Although we arrived very early, the market was bustling. Perky culinary students, adorned in their university-issued togs, scurried through the market with amused abandon. Youthful innocence. With most of the vendors tucked underneath the bolted glass ceiling of the open air pavillion, space was tight. With shoulder-to-shoulder shoppers crowding the various farmstands, we felt like happy human bumper cars. Bump. Move. Bump. Repeat. The energy was fantastic.
Along with the usual early season shipped-in suspects, a surprizingly large variety of early local produce lined the tabletops and spilled from baskets. I had absolutely no reason to want or buy purple mustard greens. They were gorgeous. Why not? Sold.
Chanterelle mushrooms. Herbs. Baby lettuces. Radishes. Green garlic bunches. Green onions. Tomato plants. Cheeses. Breads. Flowers. Salsas. Dips. It was dizzying.
Bundles of fresh asparagus caught me off guard. Even after our mild winter, I didn't expect to find them on opening day. With my giddiness trumping sound reasoning, I bagged 2 pounds of fresh Bourbon County spring asparagus. Really? What was I thinking? That's a hell of a lot of asparagus for 2 people.
Round 1: After tossing 1/2 pound of trimmed tender asparagus spears with olive oil, salt, and pepper, I roasted them in a 400 degree oven for 18 minutes. When they caramelized, I nestled them around jasmine rice alongside baked cornish game hens smothered in pureed lemon-infused roasted garlic.
Round 2: To awaken a sleepy long braised horseradish-spiked pot roast, I shaved a few of the larger asparagus spears into delicate ribbons before tossing them with meyer lemon juice, olive oil, spring radish zest, radishes, curled green onions, salt, and pepper. Crisp. Fresh. Raw. Perfect.
Round 3: I banished the heavy-handedness of the previous two nights and threw together a simple pureed asparagus soup. Although most methods for preparing asparagus soup include potatoes and leeks, I didn't want to muck up and muddle the true flavor of the asparagus. I kept it simple and straightforward. After sweating 1/2 cup minced shallots and 1 clove smashed garlic in 2 tablespoons of olive oil, I seasoned them with salt and pepper before deglazing the soup pot with white wine. When the wine reduced to nothing, I added 4 cups chicken stock. I brought the stock to a boil, reduced it to a simmer, tumbled in a pound of sliced spring asparagus, and let it rip for 15 minutes.

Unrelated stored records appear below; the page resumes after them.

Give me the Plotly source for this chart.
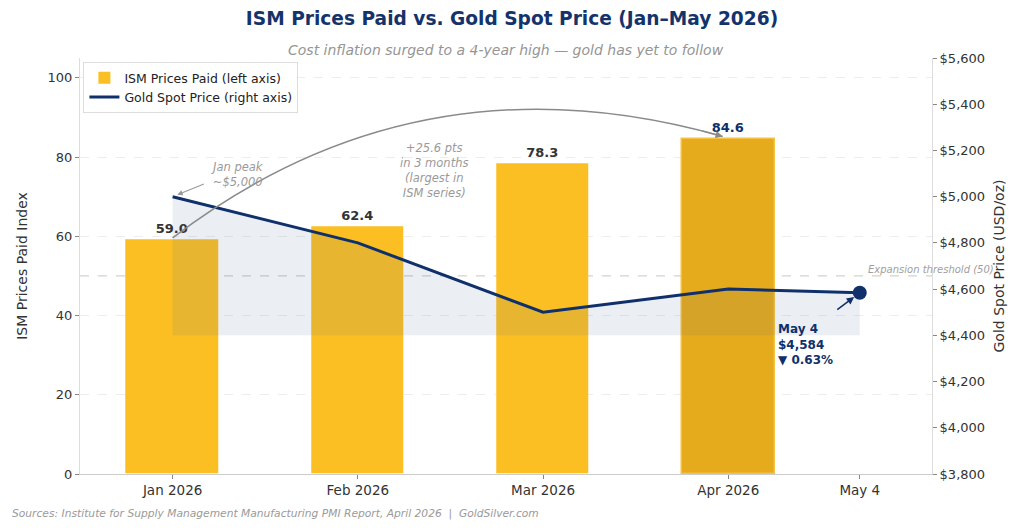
import plotly.graph_objects as go

# ---- data ----
months = ["Jan 2026", "Feb 2026", "Mar 2026", "Apr 2026"]
ism_values = [59.0, 62.4, 78.3, 84.6]
gold_labels = ["Jan 2026", "Feb 2026", "Mar 2026", "Apr 2026", "May 4"]
gold_prices = [5000, 4800, 4500, 4600, 4584]
x_pos = [0, 1, 2, 3, 3.71]          # category positions (May 4 is a partial month)
tick_labels = ["Jan 2026", "Feb 2026", "Mar 2026", "Apr 2026", "May 4"]
right_ticks = [3800, 4000, 4200, 4400, 4600, 4800, 5000, 5200, 5400, 5600]
fill_base = 4400
threshold = 50

NAVY = "#10306B"
GOLD = "#FBBF24"
GOLD_DARK = "#E6AB1C"
FONT = "DejaVu Sans"

fig = go.Figure()

bar_colors = [GOLD, GOLD, GOLD, GOLD_DARK]
fig.add_trace(go.Bar(
    x=x_pos[:4], y=ism_values, width=0.5,
    marker=dict(color=bar_colors, line=dict(color=["rgba(0,0,0,0)"] * 3 + ["#F5C242"], width=1.5)),
    name="ISM Prices Paid (left axis)", yaxis="y", legendrank=1,
    text=[f"<b>{v:.1f}</b>" for v in ism_values], textposition="outside",
    textfont=dict(family=FONT, size=13, color=["#333333"] * 3 + [NAVY]),
    cliponaxis=False,
))

# shaded region between gold line and baseline
fig.add_trace(go.Scatter(
    x=x_pos, y=[fill_base] * len(x_pos), yaxis="y2", mode="lines",
    line=dict(width=0, color="rgba(0,0,0,0)"), showlegend=False, hoverinfo="skip"))
fig.add_trace(go.Scatter(
    x=x_pos, y=gold_prices, yaxis="y2", mode="lines", fill="tonexty",
    fillcolor="rgba(70,100,140,0.11)", line=dict(width=0, color="rgba(0,0,0,0)"),
    showlegend=False, hoverinfo="skip"))

fig.add_trace(go.Scatter(
    x=x_pos, y=gold_prices, yaxis="y2", mode="lines", legendrank=2,
    line=dict(color=NAVY, width=3), name="Gold Spot Price (right axis)"))
fig.add_trace(go.Scatter(
    x=[x_pos[-1]], y=[gold_prices[-1]], yaxis="y2", mode="markers",
    marker=dict(color=NAVY, size=14), showlegend=False))

# threshold line
fig.add_shape(type="line", xref="paper", x0=0, x1=1, yref="y", y0=threshold, y1=threshold,
              line=dict(color="#D2D2D2", width=1.2, dash="dash"), layer="below")

# curved arrow from Jan to Apr
fig.add_shape(type="path", xref="x", yref="y",
              path="M 0,59.6 Q 1.33,107 2.97,85.2",
              line=dict(color="#8A8A8A", width=1.5))

annotations = [
    dict(x=2.97, y=85.2, xref="x", yref="y", ax=-22, ay=-6, text="", showarrow=True,
         arrowhead=2, arrowsize=1.1, arrowwidth=1.3, arrowcolor="#8A8A8A", standoff=0),
    dict(x=1.41, y=76.5, xref="x", yref="y", showarrow=False,
         text="<i>+25.6 pts<br>in 3 months<br>(largest in<br>ISM series)</i>",
         font=dict(family=FONT, size=11.5, color="#9A9A9A"), align="center"),
    dict(x=0.35, y=75.5, xref="x", yref="y", showarrow=False,
         text="<i>Jan peak<br>~$5,000</i>",
         font=dict(family=FONT, size=11.5, color="#9A9A9A"), align="center"),
    dict(x=0.015, y=5005, xref="x", yref="y2", ax=30, ay=-12, text="", showarrow=True,
         arrowhead=2, arrowsize=1, arrowwidth=1.1, arrowcolor="#9A9A9A", standoff=2),
    dict(x=3.71, y=4584, xref="x", yref="y2", ax=-24, ay=18, text="", showarrow=True,
         arrowhead=2, arrowsize=1, arrowwidth=1.5, arrowcolor=NAVY, standoff=7),
    dict(x=3.26, y=4465, xref="x", yref="y2", showarrow=False, xanchor="left", yanchor="top",
         text="<b>May 4<br>$4,584<br>▼ 0.63%</b>",
         font=dict(family=FONT, size=12, color=NAVY), align="left"),
    dict(x=1.075, y=threshold, xref="paper", yref="y", showarrow=False, xanchor="right",
         yanchor="bottom", yshift=-1, text="<i>Expansion threshold (50)</i>",
         font=dict(family=FONT, size=10, color="#A0A0A0")),
    dict(x=0.5, y=1.0, xref="paper", yref="paper", yshift=8, showarrow=False, yanchor="middle",
         text="<i>Cost inflation surged to a 4-year high — gold has yet to follow</i>",
         font=dict(family=FONT, size=14, color="#959595")),
    dict(x=-0.082, y=-0.096, xref="paper", yref="paper", showarrow=False, xanchor="left",
         yanchor="middle",
         text="<i>Sources: Institute for Supply Management Manufacturing PMI Report, April 2026  |  GoldSilver.com</i>",
         font=dict(family=FONT, size=10.7, color="#9A9A9A")),
]

fig.update_layout(
    width=1024, height=531,
    margin=dict(l=80, r=92, t=58, b=57),
    paper_bgcolor="white", plot_bgcolor="white",
    font=dict(family=FONT, color="#444444"),
    title=dict(text="<b>ISM Prices Paid vs. Gold Spot Price (Jan–May 2026)</b>",
               x=0.5, xanchor="center", y=0.965, yanchor="middle",
               font=dict(family=FONT, size=18.6, color="#15336B")),
    xaxis=dict(range=[-0.5, 4.1], tickmode="array", tickvals=x_pos, ticktext=tick_labels,
               showgrid=False, zeroline=False, showline=True, linecolor="#CCCCCC",
               ticks="outside", ticklen=4, tickcolor="#888888",
               tickfont=dict(family=FONT, size=13.5, color="#333333")),
    yaxis=dict(range=[0, 105], tickvals=[0, 20, 40, 60, 80, 100],
               showgrid=True, gridcolor="#EDEDED", griddash="dash", zeroline=False,
               showline=True, linecolor="#DDDDDD", ticks="outside", ticklen=4, tickcolor="#888888",
               tickfont=dict(family=FONT, size=13, color="#333333"),
               title=dict(text="ISM Prices Paid Index", font=dict(family=FONT, size=14, color="#333333"),
                          standoff=16)),
    yaxis2=dict(range=[3800, 5600], tickmode="array", tickvals=right_ticks,
                ticktext=[f"${v:,}" for v in right_ticks], overlaying="y", side="right",
                showgrid=False, zeroline=False,
                showline=True, linecolor="#DDDDDD", ticks="outside", ticklen=4, tickcolor="#888888",
                tickfont=dict(family=FONT, size=13, color="#333333"),
                title=dict(text="Gold Spot Price (USD/oz)", font=dict(family=FONT, size=14, color="#333333"),
                           standoff=10)),
    legend=dict(x=0.004, y=0.99, xanchor="left", yanchor="top", bgcolor="rgba(255,255,255,0.9)",
                bordercolor="#DDDDDD", borderwidth=1, font=dict(family=FONT, size=12.5, color="#222222"),
                tracegroupgap=2, traceorder="normal"),
    annotations=annotations,
    bargap=0,
    showlegend=True,
)

fig.write_html("out.html")
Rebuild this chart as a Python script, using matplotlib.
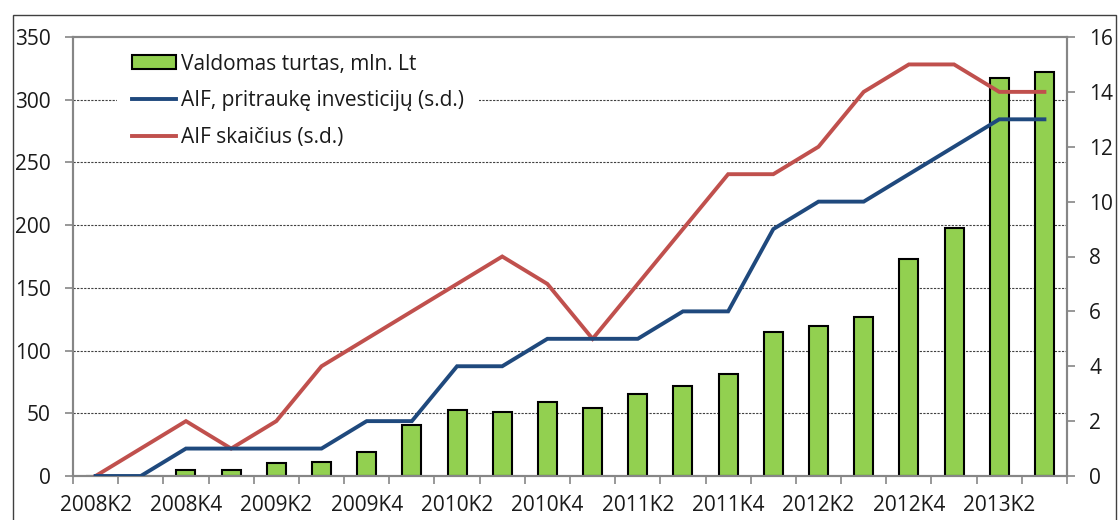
import matplotlib
matplotlib.use("Agg")
import matplotlib.pyplot as plt
import numpy as np
from matplotlib.patches import Rectangle, Patch
from matplotlib.lines import Line2D

plt.rcParams['font.family'] = ['Open Sans', 'DejaVu Sans']

quarters = ["2008K2", "2008K3", "2008K4", "2009K1", "2009K2", "2009K3", "2009K4",
            "2010K1", "2010K2", "2010K3", "2010K4", "2011K1", "2011K2", "2011K3",
            "2011K4", "2012K1", "2012K2", "2012K3", "2012K4", "2013K1", "2013K2", "2013K3"]
assets = [0, 0, 5, 5, 10, 11, 19, 41, 53, 51, 59, 54, 65, 72, 81, 115, 119.5, 127, 173, 198, 317, 322]
aif_invest = [0, 0, 1, 1, 1, 1, 2, 2, 4, 4, 5, 5, 5, 6, 6, 9, 10, 10, 11, 12, 13, 13]
aif_count = [0, 1, 2, 1, 2, 4, 5, 6, 7, 8, 7, 5, 7, 9, 11, 11, 12, 14, 15, 15, 14, 14]

label_assets = "Valdomas turtas, mln. Lt"
label_invest = "AIF, pritraukę investicijų (s.d.)"
label_count = "AIF skaičius (s.d.)"

W, H = 1118, 520
fig = plt.figure(figsize=(W / 100, H / 100), dpi=100)
ax = fig.add_axes([73 / W, 1 - 476 / H, (1067 - 73) / W, (476 - 37) / H])
ax2 = ax.twinx()

x = np.arange(len(quarters))
spine_col = '#868686'
txt_col = '#1a1a1a'

ax.bar(x, assets, width=0.42, color='#92D050', edgecolor='black', linewidth=1.5, zorder=2)
ax.set_ylim(0, 350)
ax.set_yticks(np.arange(0, 351, 50))
ax.set_xlim(-0.5, len(quarters) - 0.5)
ax.set_axisbelow(True)
for v in range(50, 301, 50):
    ax.axhline(v, color='#404040', linewidth=0.8, linestyle=(0, (2, 1.2)), zorder=0)

ax2.plot(x, aif_count, color='#C0504D', linewidth=2.8, solid_joinstyle='miter', zorder=3)
ax2.plot(x, aif_invest, color='#1F497D', linewidth=2.8, solid_joinstyle='miter', zorder=3)
ax2.set_ylim(0, 16)
ax2.set_yticks(np.arange(0, 17, 2))

# x ticks: labels at every second category, tick marks between categories
ax.set_xticks(x[::2])
ax.set_xticklabels(quarters[::2])
ax.set_xticks(np.arange(-0.5, len(quarters), 1.0), minor=True)
fs = 15
lfs = 15
ax.tick_params(axis='x', which='major', length=0, pad=14, labelsize=fs, labelcolor=txt_col)
ax.tick_params(axis='x', which='minor', length=6, width=1.2, color=spine_col, direction='out')
ax.tick_params(axis='y', length=6, width=1.2, color=spine_col, pad=10, labelsize=fs, labelcolor=txt_col)
ax2.tick_params(axis='y', length=6, width=1.2, color=spine_col, pad=10, labelsize=fs, labelcolor=txt_col)

for a in (ax, ax2):
    for s in a.spines.values():
        s.set_color(spine_col)
        s.set_linewidth(1.5)

handles = [Patch(facecolor='#92D050', edgecolor='black', linewidth=1.5),
           Line2D([], [], color='#1F497D', linewidth=2.8),
           Line2D([], [], color='#C0504D', linewidth=2.8)]
leg = ax2.legend(handles, [label_assets, label_invest, label_count],
                 loc='upper left', bbox_to_anchor=(117 / W, 1 - 39 / H),
                 bbox_transform=fig.transFigure, borderaxespad=0,
                 fontsize=lfs, frameon=True, facecolor='white', edgecolor='none',
                 framealpha=1, fancybox=False, borderpad=0.7,
                 handlelength=2.15, handleheight=0.68, handletextpad=0.24,
                 labelspacing=0.75)
for t in leg.get_texts():
    t.set_color(txt_col)

# outer chart border
fig.patches.append(Rectangle((13 / W, -0.05), (1116 - 13) / W, 1.05 - 15 / H,
                             transform=fig.transFigure, fill=False,
                             edgecolor='#404040', linewidth=1.0))

fig.savefig('out.png', dpi=100)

I pulled the cooked asparagus from the heat and carefully pureed it in batches (with the stock) until it was velvety smooth. After dishing up the soup, I topped it with crisped prosciutto cracklings, creme fraiche, and lemony fresh thyme.
I shamelessly licked the bowl clean,
leaving my lips and cheeks dripping with
the pure essence of fresh spring asparagus.